【UFC249】調整不足は明らか──ペティスがセラーニを振り切るも、勝者・敗者ともに魂の攻防で魅せる
<ウェルター級/5分3R>
アンソニー・ペティス(米国)
Def.3-0:29-28.29-28.29-28
ドナルド・セラーニ(米国)
足を使うペティス、セラーニが右ボディを入れる。ここまで、どうしても調整不足が目立つ出場選手たち。セラーニ、ペティス揃って慎重な立ち上がりを見せる。ローに対し、右を当てたペティスが左ハイを狙う。前に出たセラーニは左フックを空振り、跳び蹴りにバックに回るも、すぐに胸を合わされる。ペティスは押し返して離れると、左の跳び蹴りが顔面を捉える。そのままテイクダウンにつないだセラーニがサイドで抑え、ペティスが足を戻し、腕十字へ。セラーニが腕を抜き、試合はスタンドへ戻る。前に出るセラーニの左に、ペティスが右をカウンターで合わせ初回を取ったか。

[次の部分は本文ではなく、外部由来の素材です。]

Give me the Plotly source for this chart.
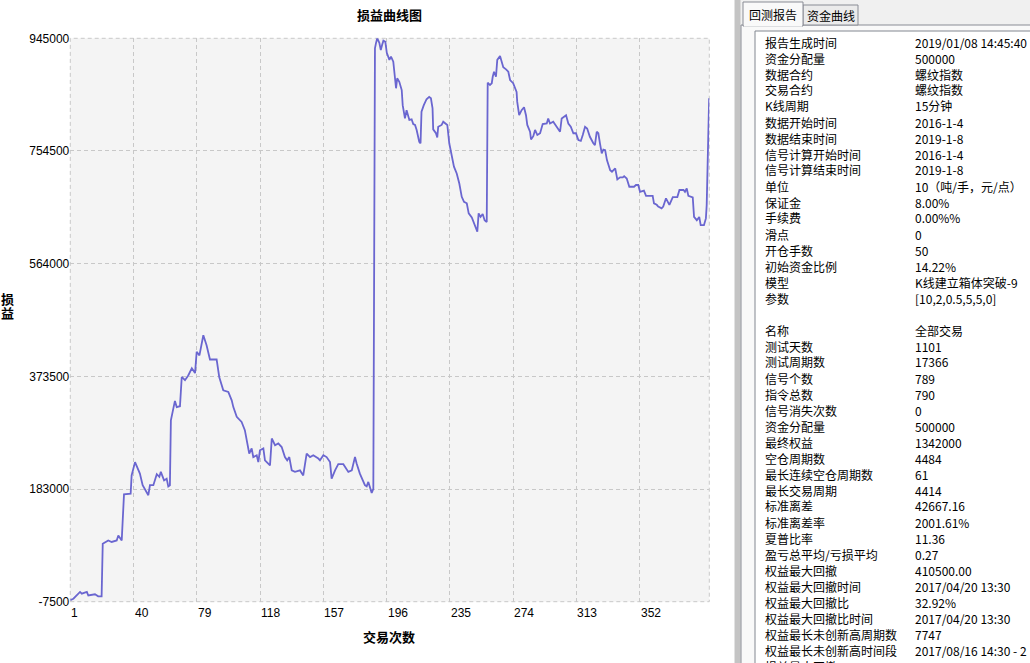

2R、スイッチから左ハイをペティスが狙う。前に出たセラーニが左フックを振るう。右から左フックをペティスがヒットさせ、セラーニが間合いを計り直す。ペティスもラッシュを掛けず、どうしてもスタミナ・セーブが感じられる試合に。セラーニは飛びヒザの着地に左フックを合わせるも、攻撃が流れとならない。近距離での打撃の交換からセラーニが右ミドルを決め、ペティスも左ミドルを蹴り返す。残り70秒でテイクダウンを決めたセラーニが、立ち上がり際にヒザを狙い、さらに離れ際にハイキックを蹴っていく。
ペティスのダブルレッグを察知され、タイムアップに。要所を締めるファイトは、セラーニがラウンドを取り返した──か。
最終回、まずセラーニが右ミドルを決める。続く組みはペティスが離れ、左を打ち込む。セラーニも左を返し、パンチの応酬はペティスが再び左を届かせる。セラーニが右前蹴り、続いてシングルレッグへ。ペティスが切り、右フック。これまでの蓄積、引き出しの出し合いというファイトのなかで、セラーニのヒザがペティスの腹を捕らえる。直後の左を受け止めたペティスのセラーニの右目に入る。カウボーイのアイポークの抗議もレフェリーが流す。
ここでラッシュをかけたペティスだが、殴り返したセラーニは間合いを取り直して右ハイを顔面に当てる。ペティスは距離を取り、前に出てきたセラーニに左フックを当てる。シングルを狙ったセラーニは、離れ際にハイキック──ここから無酸素の打ち合いで試合を締めた。
調整不足は明らか、それでも魂の限り打ち合った試合はペティスが判定勝ちを収めた。ペティスは「俺たちはここで戦った。それが全てだ」と話した。ベストには程遠い中でのベストを尽くす。しっかりと2人に生き様を見せてもらえた。